# East Mids Meet #3 - Jan 15th



## Nem (Feb 14, 2005)

'Lo all

Looking at the next east mids meet being held on the 15th Jan which is a Sunday afternoon at 2pm. Location to be the Woodend pub again as the first meet. Just looking to get the interest up for the start of the new year and not a cruise this time. I'll post the directions again later for people who didn't come last time.

Looking forward to seeing some more people there this time. 

*Right, directions to the meet from the M1, Junction 28: *

From the motorway roundabout take the turning for Mansfield A38 (not the Derby A38 turning), 
At the first set of trafic lights turn left, 
Go straigh over the two mini roundabouts, 
At the crossroads at the top of the hill with traffic lights go straight over, 
At the next crossroads turn left, 
Follow the road, after you leave the housed area and go down the hill, the Woodend Pub is just on the right.

The Woodend Inn Family Pub 
Chesterfield Road, Huthwaite, NG17 2QJ

Nick


----------



## ttdunc (Oct 21, 2005)

will make it 15 Jan

ttdunc


----------



## Nem (Feb 14, 2005)

ttdunc said:


> will make it 15 Jan
> 
> ttdunc


If you had a pic to send me for your sig, I'll still host it for you mate. Let me know sometime.

Nick


----------



## Nem (Feb 14, 2005)

Any more people going to be coming this sunday?

Nick


----------



## ttdunc (Oct 21, 2005)

Hi Nem 
thought there might be more going ,think it best for me to pass on Sunday untill we can drum up some more tt,s.Maybe when we get to spring we will see more people out and about.Maybe try a meet at Easter holls what do you think?


----------



## omen666 (Oct 10, 2004)

Don't be put off Nem, it takes a lot of effort to get a regular meet going. Don't give up.

Some of the longest standing/popular meets started as 2-3 people every now and again.

:? :wink:


----------



## Nem (Feb 14, 2005)

Thanks Omen, appreciated. Was nice to meet you at Donnington last month, think you were the only person I got to say hello to in the end 

I was still going to go ahead with meet I think anyway. Johnny G has PM'd me as he's looking at buying a TT in the next few weeks and was going to come down so we could answer any questions and let him have a look at a car or two.
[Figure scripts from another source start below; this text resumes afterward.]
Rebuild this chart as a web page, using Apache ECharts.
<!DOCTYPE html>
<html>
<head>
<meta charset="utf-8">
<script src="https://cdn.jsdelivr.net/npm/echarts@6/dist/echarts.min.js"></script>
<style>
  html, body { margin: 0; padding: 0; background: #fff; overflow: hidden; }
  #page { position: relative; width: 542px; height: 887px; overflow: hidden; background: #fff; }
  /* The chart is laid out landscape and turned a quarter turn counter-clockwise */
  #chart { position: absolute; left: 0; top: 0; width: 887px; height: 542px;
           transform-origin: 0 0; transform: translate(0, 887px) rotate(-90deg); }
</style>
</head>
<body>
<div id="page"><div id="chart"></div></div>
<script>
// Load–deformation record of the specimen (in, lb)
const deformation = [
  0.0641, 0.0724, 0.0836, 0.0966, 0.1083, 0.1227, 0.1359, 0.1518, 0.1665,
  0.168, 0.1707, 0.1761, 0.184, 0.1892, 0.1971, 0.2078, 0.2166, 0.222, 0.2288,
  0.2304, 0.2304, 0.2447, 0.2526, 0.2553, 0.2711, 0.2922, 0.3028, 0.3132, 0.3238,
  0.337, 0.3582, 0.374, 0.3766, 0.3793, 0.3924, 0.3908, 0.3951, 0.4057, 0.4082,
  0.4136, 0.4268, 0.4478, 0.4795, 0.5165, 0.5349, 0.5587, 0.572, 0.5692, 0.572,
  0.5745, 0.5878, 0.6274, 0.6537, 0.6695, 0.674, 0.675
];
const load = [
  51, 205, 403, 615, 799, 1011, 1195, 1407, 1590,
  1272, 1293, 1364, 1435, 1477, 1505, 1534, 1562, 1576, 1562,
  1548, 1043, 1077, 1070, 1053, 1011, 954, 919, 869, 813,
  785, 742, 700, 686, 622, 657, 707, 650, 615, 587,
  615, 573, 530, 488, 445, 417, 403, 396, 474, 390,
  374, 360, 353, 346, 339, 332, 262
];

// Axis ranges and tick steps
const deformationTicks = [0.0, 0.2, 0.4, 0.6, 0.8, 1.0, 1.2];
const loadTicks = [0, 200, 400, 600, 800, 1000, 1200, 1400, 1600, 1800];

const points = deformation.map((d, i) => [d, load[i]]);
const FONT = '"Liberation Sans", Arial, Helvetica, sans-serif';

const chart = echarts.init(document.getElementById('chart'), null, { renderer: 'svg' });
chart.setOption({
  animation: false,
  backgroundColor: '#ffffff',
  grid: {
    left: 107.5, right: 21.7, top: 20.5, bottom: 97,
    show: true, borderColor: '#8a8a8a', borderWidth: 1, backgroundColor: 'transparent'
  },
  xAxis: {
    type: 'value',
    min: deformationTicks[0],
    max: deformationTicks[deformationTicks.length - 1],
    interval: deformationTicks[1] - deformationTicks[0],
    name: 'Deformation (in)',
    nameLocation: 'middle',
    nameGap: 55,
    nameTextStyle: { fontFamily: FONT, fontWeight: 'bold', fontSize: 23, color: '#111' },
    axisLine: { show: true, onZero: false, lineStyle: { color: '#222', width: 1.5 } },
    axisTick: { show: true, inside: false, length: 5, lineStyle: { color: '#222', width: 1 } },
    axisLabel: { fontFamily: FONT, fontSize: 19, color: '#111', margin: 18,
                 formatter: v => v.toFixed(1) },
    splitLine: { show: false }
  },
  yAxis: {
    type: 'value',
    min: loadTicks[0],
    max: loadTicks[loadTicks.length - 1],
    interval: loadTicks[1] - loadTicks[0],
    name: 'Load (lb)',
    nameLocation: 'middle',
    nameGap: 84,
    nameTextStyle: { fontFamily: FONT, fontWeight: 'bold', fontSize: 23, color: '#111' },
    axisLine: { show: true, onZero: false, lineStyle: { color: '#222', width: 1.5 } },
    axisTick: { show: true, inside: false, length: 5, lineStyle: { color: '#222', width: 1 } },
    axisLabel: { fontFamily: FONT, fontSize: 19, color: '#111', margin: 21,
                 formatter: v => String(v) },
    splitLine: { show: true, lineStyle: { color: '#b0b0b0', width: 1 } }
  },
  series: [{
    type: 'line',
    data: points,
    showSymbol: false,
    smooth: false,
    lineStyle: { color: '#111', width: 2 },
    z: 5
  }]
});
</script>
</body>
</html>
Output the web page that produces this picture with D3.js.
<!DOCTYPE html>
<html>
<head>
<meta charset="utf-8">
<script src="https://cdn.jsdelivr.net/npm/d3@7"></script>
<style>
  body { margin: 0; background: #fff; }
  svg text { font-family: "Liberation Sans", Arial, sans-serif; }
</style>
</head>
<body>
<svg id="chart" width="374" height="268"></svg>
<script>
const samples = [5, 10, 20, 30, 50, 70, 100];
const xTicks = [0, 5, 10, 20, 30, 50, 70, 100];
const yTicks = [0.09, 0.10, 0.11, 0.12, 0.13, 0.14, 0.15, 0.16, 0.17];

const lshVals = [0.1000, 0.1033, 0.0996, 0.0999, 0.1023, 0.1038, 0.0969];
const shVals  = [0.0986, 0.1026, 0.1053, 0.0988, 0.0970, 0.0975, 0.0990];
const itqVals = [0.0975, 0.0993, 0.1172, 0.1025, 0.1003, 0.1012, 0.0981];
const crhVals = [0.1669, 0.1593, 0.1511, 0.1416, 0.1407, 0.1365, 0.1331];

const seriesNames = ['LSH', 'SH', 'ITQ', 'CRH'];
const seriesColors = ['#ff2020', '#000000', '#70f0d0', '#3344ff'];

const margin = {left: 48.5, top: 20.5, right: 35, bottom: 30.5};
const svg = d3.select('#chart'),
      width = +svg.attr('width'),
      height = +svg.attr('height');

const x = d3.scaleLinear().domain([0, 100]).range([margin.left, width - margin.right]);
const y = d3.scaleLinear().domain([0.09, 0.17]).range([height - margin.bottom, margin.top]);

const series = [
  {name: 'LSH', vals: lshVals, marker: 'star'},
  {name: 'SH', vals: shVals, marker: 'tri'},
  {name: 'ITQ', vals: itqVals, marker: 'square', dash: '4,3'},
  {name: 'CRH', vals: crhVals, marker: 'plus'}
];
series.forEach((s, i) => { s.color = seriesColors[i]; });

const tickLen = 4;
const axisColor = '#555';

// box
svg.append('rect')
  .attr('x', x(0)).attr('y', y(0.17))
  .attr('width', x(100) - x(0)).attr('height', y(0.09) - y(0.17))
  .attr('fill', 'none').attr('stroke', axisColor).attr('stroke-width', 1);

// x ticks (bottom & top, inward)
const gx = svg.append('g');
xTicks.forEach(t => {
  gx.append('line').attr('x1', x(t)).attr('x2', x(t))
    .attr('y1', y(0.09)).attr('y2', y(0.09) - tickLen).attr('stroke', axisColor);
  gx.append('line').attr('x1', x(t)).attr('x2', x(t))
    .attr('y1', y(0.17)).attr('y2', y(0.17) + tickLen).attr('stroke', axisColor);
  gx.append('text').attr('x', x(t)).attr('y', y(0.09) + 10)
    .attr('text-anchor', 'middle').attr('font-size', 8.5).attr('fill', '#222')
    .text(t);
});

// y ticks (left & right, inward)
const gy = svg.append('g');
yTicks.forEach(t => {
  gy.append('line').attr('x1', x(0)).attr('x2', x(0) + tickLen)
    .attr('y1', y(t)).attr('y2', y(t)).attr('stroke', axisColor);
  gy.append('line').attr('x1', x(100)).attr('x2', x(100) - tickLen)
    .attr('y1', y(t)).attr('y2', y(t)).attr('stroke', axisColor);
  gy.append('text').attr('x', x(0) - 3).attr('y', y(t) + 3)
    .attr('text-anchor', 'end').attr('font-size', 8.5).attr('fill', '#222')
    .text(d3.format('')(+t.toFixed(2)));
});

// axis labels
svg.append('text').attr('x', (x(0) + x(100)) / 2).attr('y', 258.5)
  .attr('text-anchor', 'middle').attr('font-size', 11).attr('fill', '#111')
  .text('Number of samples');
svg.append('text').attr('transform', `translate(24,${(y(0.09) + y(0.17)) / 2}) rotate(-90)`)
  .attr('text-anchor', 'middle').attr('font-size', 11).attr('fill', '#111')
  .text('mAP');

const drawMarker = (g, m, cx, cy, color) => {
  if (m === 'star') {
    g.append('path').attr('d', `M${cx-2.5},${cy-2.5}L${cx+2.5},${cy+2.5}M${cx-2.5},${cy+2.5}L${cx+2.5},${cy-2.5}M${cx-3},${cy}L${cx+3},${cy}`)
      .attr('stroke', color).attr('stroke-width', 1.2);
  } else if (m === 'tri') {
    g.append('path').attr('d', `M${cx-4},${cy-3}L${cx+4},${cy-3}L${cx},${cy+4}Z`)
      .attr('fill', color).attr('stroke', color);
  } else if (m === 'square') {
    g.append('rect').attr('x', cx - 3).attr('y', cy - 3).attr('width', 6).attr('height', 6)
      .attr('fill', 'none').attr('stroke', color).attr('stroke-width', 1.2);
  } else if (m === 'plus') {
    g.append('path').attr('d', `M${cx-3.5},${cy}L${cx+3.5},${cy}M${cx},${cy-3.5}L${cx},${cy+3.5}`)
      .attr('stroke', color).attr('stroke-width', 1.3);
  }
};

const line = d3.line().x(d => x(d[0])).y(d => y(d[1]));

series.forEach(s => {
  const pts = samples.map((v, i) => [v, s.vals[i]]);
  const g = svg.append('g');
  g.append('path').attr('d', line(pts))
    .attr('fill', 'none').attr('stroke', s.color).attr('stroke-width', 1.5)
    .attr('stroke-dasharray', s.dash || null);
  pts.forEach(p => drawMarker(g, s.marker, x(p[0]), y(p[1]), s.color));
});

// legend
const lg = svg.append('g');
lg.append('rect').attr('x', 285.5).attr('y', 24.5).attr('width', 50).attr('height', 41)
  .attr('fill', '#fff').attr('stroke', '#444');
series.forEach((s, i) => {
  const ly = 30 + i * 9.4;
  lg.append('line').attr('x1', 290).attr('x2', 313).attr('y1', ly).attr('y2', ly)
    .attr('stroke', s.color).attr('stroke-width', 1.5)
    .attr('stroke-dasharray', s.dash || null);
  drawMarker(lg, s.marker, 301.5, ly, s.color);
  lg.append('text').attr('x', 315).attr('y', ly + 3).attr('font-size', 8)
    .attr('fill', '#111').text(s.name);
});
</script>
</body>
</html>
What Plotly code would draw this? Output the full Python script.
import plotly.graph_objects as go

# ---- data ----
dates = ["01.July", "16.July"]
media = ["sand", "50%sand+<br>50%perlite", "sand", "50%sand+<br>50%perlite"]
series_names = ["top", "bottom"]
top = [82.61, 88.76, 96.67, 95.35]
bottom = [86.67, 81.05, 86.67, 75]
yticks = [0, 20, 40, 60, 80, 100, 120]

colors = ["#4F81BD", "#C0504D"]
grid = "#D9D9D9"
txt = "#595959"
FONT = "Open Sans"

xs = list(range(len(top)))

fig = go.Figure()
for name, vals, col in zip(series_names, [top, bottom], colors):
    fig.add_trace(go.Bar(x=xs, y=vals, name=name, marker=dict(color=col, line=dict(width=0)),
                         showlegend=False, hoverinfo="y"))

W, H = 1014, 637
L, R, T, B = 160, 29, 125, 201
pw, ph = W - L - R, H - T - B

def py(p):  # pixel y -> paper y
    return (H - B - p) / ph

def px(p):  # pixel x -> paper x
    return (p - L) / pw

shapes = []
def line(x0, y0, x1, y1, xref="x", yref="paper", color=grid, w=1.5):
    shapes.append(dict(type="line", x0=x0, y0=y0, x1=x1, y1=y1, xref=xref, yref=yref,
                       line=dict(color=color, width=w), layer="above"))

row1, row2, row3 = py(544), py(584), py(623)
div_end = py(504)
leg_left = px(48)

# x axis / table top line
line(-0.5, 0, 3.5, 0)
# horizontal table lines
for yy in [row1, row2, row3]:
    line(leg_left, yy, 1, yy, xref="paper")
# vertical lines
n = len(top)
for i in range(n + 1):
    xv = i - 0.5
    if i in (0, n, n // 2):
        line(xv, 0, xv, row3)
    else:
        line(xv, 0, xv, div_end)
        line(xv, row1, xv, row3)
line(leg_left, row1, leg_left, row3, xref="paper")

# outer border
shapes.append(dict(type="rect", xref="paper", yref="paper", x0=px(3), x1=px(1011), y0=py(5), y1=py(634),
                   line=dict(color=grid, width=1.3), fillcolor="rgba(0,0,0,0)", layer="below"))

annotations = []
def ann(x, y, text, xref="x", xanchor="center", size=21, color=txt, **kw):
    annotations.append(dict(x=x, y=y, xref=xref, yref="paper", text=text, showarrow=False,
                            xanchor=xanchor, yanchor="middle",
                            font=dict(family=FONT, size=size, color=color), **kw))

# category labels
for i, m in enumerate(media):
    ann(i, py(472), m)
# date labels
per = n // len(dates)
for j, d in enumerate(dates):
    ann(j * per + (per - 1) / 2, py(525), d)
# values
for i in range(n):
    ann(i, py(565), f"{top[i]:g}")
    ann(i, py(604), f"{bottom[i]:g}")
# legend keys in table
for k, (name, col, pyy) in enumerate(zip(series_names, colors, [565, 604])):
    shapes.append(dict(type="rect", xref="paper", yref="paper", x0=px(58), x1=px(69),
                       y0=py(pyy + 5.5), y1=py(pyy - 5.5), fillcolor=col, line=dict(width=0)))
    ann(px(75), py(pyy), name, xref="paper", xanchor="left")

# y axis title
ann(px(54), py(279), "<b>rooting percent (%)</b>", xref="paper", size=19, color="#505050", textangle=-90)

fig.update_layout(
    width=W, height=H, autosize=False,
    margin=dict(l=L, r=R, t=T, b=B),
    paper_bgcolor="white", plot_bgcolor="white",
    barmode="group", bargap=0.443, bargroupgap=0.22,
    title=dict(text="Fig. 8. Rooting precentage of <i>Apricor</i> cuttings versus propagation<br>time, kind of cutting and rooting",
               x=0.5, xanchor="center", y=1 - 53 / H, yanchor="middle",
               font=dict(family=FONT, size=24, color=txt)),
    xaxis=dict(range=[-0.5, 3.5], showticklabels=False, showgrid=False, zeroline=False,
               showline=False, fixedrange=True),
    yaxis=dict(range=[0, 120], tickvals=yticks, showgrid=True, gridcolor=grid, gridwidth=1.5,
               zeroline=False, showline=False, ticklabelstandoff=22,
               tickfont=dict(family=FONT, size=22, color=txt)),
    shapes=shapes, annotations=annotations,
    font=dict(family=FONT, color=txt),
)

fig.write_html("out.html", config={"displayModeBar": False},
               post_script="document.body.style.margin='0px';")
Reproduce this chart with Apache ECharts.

So up to you ttdunc, but I'll still be there to see if anyone else turns up, only 15 mins drive for me. I'll be there at 2 for half hour or so to see what goes.

I have also just PM'd 3 or 4 more people to remind them about this Sunday, see if that gets any more response.

Nick


----------



## DGW131 (Feb 20, 2005)

ttdunc said:


> Hi Nem
> thought there might be more going ,think it best for me to pass on Sunday untill we can drum up some more tt,s.Maybe when we get to spring we will see more people out and about.Maybe try a meet at Easter holls what do you think?


not very encouraging :?


----------



## Nem (Feb 14, 2005)

Indeed, oh well I'll still be there!

Stoke's not that far away tho, only an hours drive, you fancy popping over tomorrow? :wink:

Nick


----------



## DGW131 (Feb 20, 2005)

Nem said:


> Indeed, oh well I'll still be there!
> 
> Stoke's not that far away tho, only an hours drive, you fancy popping over tomorrow? :wink:
> 
> Nick


you never know :wink:


----------



## Nem (Feb 14, 2005)

I may just happen to see you tomorrow then 

Nick


----------



## trickytreez (Dec 15, 2004)

I'll try and be there tomorrow guys!


----------



## Nem (Feb 14, 2005)

Woohoo!!

"If you organise it, they will come!" 8)

Nick


----------



## Nem (Feb 14, 2005)

Just wanted to say many thanks to Tim (trickytreez) for not leaving me sat in the pub alone and turning up.  Had a decent chat for a couple of hours and hopefully didn't put Johnny G off buying one too much - actually I think we sold it quite well.

I'll be posting about the Feb meet in a few mins, hope to see those two there and some more who couldn't make it this time.

Nick


----------



## ttdunc (Oct 21, 2005)

pleased you got some folk today .sorry i did not turn up was away with work last week and thought it best to be with family today will make sure i make Feb.Soon be spring light at night and no more shit off the roads messing up the tt.

ttdunc


----------